TASK TO COMPLETE - Will you repeat only the lines beginning at the one that mentions "Reproduce this chart with matplotlib." and ending at the one that mentions "0.02, 0.0, 0.0]", both of them included, exactly?
>> BEGIN DATASET ROWS
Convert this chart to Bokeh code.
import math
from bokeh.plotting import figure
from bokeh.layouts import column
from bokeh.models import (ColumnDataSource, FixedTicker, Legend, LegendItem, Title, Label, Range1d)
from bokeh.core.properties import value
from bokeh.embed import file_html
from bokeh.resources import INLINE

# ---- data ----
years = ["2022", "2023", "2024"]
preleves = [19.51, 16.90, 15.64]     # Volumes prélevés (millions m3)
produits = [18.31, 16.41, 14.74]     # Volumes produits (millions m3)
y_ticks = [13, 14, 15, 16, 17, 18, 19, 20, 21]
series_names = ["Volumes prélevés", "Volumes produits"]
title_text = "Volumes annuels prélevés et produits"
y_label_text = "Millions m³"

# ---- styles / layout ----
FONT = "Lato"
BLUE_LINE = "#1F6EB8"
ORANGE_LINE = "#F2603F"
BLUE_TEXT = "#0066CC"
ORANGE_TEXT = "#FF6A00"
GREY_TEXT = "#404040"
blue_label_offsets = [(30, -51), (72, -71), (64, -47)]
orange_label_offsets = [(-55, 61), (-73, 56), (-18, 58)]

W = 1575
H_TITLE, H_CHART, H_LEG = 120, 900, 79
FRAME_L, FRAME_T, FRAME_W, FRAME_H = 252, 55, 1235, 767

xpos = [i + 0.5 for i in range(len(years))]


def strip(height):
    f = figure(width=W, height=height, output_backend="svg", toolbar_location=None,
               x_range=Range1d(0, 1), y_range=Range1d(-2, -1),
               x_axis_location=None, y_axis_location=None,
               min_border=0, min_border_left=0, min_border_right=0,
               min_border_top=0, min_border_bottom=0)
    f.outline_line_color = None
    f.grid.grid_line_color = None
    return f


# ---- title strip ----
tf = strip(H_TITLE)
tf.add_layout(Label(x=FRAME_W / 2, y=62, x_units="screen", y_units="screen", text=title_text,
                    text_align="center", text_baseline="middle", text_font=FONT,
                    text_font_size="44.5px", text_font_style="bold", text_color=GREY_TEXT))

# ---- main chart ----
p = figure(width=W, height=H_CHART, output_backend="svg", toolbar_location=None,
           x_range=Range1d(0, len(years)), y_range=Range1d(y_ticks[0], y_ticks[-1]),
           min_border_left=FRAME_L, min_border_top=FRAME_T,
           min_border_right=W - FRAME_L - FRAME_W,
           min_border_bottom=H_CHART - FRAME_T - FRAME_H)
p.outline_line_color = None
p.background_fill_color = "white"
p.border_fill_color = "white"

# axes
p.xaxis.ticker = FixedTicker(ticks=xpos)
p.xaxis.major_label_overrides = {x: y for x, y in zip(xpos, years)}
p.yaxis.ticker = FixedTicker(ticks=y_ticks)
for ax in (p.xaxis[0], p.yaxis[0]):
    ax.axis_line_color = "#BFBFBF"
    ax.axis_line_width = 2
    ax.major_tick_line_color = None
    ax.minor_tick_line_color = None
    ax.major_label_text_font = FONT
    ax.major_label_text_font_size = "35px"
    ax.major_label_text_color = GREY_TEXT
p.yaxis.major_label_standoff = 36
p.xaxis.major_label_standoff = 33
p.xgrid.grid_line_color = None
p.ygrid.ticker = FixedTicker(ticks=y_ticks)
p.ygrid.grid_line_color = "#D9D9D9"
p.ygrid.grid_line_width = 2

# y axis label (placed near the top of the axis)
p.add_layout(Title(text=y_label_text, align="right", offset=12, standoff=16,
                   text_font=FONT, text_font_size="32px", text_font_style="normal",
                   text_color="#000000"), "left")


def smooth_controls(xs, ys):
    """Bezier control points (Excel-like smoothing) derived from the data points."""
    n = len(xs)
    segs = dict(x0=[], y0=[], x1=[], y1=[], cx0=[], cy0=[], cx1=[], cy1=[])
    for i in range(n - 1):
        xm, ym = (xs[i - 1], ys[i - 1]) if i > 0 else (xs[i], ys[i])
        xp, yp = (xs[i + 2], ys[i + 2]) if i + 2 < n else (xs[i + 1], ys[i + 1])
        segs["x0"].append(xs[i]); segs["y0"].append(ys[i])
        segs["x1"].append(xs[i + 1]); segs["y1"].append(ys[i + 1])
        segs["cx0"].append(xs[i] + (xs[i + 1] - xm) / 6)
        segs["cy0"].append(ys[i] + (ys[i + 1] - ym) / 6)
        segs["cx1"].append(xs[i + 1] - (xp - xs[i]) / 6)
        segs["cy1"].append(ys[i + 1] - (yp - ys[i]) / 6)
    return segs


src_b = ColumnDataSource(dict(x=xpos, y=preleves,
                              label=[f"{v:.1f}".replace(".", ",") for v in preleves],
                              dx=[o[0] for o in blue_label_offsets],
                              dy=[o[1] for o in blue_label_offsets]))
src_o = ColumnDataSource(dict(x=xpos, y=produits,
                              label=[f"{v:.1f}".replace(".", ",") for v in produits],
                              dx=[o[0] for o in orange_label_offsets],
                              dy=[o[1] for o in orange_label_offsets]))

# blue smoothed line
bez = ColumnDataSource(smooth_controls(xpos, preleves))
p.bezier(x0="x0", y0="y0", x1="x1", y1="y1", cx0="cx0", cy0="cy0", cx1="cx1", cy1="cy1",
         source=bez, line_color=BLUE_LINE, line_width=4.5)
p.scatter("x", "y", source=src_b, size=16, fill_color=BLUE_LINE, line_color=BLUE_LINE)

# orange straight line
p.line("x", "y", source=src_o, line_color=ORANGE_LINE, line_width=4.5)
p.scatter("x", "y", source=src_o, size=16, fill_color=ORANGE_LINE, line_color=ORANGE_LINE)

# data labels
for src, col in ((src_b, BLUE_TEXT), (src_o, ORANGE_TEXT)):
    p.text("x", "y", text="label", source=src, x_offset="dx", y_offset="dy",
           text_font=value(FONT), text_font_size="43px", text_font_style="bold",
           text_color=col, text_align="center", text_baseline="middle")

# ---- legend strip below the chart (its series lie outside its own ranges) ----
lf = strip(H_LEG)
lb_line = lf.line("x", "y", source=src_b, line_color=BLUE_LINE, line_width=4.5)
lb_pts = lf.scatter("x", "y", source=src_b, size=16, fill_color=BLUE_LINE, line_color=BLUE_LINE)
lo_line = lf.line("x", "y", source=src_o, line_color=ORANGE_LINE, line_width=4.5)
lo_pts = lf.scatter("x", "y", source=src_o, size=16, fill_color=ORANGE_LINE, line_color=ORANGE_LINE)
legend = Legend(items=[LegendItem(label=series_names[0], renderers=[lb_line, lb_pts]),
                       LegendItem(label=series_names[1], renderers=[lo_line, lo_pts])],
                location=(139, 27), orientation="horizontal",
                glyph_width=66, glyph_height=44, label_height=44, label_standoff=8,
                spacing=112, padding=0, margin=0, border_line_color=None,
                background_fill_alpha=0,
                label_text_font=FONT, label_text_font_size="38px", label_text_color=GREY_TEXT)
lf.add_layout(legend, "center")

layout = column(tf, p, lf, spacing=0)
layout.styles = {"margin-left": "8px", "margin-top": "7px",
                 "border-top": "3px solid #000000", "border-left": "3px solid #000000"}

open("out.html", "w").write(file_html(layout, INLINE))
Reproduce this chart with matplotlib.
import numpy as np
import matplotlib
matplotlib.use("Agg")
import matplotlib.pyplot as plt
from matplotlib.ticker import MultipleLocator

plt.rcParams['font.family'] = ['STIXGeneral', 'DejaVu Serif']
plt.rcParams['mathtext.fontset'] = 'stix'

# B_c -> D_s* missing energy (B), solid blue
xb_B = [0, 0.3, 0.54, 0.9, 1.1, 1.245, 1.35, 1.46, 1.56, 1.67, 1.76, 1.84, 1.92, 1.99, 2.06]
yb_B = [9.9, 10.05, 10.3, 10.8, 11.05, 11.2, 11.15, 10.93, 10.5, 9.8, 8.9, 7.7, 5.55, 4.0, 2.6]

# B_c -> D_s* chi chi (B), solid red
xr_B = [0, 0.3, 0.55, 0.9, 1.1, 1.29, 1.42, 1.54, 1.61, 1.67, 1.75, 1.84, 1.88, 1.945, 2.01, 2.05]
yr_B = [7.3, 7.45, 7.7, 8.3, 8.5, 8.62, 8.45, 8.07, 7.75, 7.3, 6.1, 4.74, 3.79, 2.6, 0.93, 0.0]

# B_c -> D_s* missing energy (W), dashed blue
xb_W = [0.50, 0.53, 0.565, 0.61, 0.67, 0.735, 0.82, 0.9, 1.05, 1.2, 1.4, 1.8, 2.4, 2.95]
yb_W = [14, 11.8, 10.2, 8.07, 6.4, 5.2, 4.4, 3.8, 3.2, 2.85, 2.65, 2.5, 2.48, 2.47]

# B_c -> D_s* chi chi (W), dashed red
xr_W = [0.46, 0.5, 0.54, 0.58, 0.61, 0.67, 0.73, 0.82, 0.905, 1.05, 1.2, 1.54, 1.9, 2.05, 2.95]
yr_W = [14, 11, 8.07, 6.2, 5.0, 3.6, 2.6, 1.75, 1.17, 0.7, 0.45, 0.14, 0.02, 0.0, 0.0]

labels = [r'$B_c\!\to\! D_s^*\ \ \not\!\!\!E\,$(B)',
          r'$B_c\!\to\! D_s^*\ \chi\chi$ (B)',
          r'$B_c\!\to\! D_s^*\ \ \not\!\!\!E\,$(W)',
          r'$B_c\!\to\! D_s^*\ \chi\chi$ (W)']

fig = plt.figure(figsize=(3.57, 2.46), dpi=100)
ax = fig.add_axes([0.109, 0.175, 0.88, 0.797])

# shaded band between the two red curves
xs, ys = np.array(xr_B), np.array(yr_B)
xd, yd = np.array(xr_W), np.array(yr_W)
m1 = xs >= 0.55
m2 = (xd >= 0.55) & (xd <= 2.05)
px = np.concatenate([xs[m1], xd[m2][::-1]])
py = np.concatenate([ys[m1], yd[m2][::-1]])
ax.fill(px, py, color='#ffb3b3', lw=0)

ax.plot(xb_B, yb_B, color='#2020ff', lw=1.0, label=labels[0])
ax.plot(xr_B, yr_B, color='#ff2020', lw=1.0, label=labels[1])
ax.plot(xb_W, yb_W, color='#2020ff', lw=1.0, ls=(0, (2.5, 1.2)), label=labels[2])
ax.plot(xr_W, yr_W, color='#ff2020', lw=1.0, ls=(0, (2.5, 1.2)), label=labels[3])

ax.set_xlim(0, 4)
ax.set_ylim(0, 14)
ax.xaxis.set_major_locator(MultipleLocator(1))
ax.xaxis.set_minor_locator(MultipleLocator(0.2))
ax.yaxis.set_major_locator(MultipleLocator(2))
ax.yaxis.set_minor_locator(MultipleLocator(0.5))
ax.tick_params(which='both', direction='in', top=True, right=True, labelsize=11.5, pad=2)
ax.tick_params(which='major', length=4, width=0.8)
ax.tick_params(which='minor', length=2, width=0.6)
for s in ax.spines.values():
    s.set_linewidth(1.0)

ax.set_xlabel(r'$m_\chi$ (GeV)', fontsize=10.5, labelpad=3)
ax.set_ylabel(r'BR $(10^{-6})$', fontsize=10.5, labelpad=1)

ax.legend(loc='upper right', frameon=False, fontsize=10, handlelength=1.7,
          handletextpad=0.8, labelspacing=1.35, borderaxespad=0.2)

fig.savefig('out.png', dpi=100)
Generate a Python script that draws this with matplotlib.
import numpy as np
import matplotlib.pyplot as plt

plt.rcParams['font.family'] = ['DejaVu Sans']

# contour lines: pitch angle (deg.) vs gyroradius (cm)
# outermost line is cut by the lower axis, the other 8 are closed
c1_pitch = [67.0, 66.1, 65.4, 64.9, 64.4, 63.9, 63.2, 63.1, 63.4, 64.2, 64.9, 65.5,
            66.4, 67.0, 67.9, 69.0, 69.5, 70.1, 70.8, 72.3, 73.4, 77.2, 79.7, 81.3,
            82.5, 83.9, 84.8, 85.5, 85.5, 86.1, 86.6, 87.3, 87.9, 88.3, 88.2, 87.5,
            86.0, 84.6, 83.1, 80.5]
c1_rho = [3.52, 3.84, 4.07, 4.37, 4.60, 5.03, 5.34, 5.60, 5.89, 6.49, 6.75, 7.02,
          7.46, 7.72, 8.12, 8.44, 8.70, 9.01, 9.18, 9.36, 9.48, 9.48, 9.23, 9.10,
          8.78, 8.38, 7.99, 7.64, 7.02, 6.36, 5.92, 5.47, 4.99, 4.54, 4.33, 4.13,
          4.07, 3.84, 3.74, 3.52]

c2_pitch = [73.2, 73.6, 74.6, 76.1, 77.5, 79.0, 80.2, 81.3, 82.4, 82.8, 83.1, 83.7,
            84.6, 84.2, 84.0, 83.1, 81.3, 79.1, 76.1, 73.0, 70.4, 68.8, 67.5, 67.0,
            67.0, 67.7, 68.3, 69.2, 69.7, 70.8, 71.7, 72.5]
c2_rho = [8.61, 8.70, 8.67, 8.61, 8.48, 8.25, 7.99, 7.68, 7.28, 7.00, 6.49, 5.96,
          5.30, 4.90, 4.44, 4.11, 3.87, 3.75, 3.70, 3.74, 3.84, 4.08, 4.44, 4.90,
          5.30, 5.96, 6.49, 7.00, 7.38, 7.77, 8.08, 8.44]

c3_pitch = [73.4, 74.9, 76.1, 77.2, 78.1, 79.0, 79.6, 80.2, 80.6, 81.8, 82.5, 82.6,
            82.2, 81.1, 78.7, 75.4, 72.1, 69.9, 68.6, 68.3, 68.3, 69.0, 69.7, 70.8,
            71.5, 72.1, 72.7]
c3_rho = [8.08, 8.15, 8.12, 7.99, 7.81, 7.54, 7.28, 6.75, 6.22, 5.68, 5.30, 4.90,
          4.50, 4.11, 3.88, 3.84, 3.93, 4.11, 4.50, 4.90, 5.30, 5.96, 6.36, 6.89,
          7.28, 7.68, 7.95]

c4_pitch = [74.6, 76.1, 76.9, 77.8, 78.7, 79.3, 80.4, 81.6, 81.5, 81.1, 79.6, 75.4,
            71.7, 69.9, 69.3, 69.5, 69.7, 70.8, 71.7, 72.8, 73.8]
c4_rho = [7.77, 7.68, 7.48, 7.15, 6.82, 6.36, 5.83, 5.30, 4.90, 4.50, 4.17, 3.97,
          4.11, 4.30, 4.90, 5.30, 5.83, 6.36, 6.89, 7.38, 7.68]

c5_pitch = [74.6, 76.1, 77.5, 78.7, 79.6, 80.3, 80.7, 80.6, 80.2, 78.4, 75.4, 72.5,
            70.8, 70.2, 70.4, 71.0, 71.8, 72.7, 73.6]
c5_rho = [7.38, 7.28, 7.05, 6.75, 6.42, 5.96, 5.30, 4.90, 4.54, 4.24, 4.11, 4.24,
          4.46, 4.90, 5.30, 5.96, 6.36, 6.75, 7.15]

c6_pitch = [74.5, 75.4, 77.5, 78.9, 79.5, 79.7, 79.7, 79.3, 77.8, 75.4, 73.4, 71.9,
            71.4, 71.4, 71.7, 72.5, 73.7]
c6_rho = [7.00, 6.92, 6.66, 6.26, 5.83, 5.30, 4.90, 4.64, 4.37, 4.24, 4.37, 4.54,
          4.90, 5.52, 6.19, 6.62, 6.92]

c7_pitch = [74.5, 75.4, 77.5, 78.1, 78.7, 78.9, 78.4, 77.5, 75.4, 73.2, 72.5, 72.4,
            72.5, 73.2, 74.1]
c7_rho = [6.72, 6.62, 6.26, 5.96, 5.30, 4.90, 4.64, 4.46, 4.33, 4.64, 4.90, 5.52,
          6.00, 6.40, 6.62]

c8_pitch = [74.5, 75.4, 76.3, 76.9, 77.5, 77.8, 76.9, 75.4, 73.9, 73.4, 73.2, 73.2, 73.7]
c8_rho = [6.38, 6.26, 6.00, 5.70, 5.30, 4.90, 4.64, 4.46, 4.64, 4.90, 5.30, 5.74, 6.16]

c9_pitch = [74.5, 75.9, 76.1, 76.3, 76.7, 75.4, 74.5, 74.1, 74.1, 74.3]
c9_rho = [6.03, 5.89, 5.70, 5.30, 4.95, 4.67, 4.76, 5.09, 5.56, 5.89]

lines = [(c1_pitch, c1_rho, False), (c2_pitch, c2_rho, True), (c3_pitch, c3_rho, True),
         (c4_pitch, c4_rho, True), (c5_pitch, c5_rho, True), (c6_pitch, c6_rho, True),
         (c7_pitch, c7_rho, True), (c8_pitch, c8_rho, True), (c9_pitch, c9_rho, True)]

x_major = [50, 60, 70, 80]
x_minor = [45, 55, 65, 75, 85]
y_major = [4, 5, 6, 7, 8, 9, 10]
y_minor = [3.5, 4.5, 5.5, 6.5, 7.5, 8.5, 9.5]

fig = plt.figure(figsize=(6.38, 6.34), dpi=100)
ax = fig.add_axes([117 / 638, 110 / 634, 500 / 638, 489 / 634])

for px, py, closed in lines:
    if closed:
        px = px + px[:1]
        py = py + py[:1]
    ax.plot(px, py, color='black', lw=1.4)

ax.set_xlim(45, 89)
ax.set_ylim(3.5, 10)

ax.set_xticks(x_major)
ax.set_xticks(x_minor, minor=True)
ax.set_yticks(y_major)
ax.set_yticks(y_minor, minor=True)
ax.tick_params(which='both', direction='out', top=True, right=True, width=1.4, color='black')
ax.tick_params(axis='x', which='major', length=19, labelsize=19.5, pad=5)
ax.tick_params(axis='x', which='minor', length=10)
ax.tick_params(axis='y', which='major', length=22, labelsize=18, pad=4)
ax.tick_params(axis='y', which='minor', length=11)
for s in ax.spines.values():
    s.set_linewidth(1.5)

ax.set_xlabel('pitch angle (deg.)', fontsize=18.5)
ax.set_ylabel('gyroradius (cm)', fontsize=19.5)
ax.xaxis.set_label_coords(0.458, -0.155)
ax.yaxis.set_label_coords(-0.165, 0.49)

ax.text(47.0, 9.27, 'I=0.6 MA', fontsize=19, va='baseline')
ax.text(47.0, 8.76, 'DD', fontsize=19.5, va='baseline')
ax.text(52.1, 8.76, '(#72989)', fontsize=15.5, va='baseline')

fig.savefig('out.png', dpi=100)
>> END DATASET ROWS
RESULT -
Reproduce this chart with matplotlib.
import numpy as np
import matplotlib
matplotlib.use("Agg")
import matplotlib.pyplot as plt
from matplotlib.ticker import MultipleLocator

plt.rcParams['font.family'] = ['STIXGeneral', 'DejaVu Serif']
plt.rcParams['mathtext.fontset'] = 'stix'

# B_c -> D_s* missing energy (B), solid blue
xb_B = [0, 0.3, 0.54, 0.9, 1.1, 1.245, 1.35, 1.46, 1.56, 1.67, 1.76, 1.84, 1.92, 1.99, 2.06]
yb_B = [9.9, 10.05, 10.3, 10.8, 11.05, 11.2, 11.15, 10.93, 10.5, 9.8, 8.9, 7.7, 5.55, 4.0, 2.6]

# B_c -> D_s* chi chi (B), solid red
xr_B = [0, 0.3, 0.55, 0.9, 1.1, 1.29, 1.42, 1.54, 1.61, 1.67, 1.75, 1.84, 1.88, 1.945, 2.01, 2.05]
yr_B = [7.3, 7.45, 7.7, 8.3, 8.5, 8.62, 8.45, 8.07, 7.75, 7.3, 6.1, 4.74, 3.79, 2.6, 0.93, 0.0]

# B_c -> D_s* missing energy (W), dashed blue
xb_W = [0.50, 0.53, 0.565, 0.61, 0.67, 0.735, 0.82, 0.9, 1.05, 1.2, 1.4, 1.8, 2.4, 2.95]
yb_W = [14, 11.8, 10.2, 8.07, 6.4, 5.2, 4.4, 3.8, 3.2, 2.85, 2.65, 2.5, 2.48, 2.47]

# B_c -> D_s* chi chi (W), dashed red
xr_W = [0.46, 0.5, 0.54, 0.58, 0.61, 0.67, 0.73, 0.82, 0.905, 1.05, 1.2, 1.54, 1.9, 2.05, 2.95]
yr_W = [14, 11, 8.07, 6.2, 5.0, 3.6, 2.6, 1.75, 1.17, 0.7, 0.45, 0.14, 0.02, 0.0, 0.0]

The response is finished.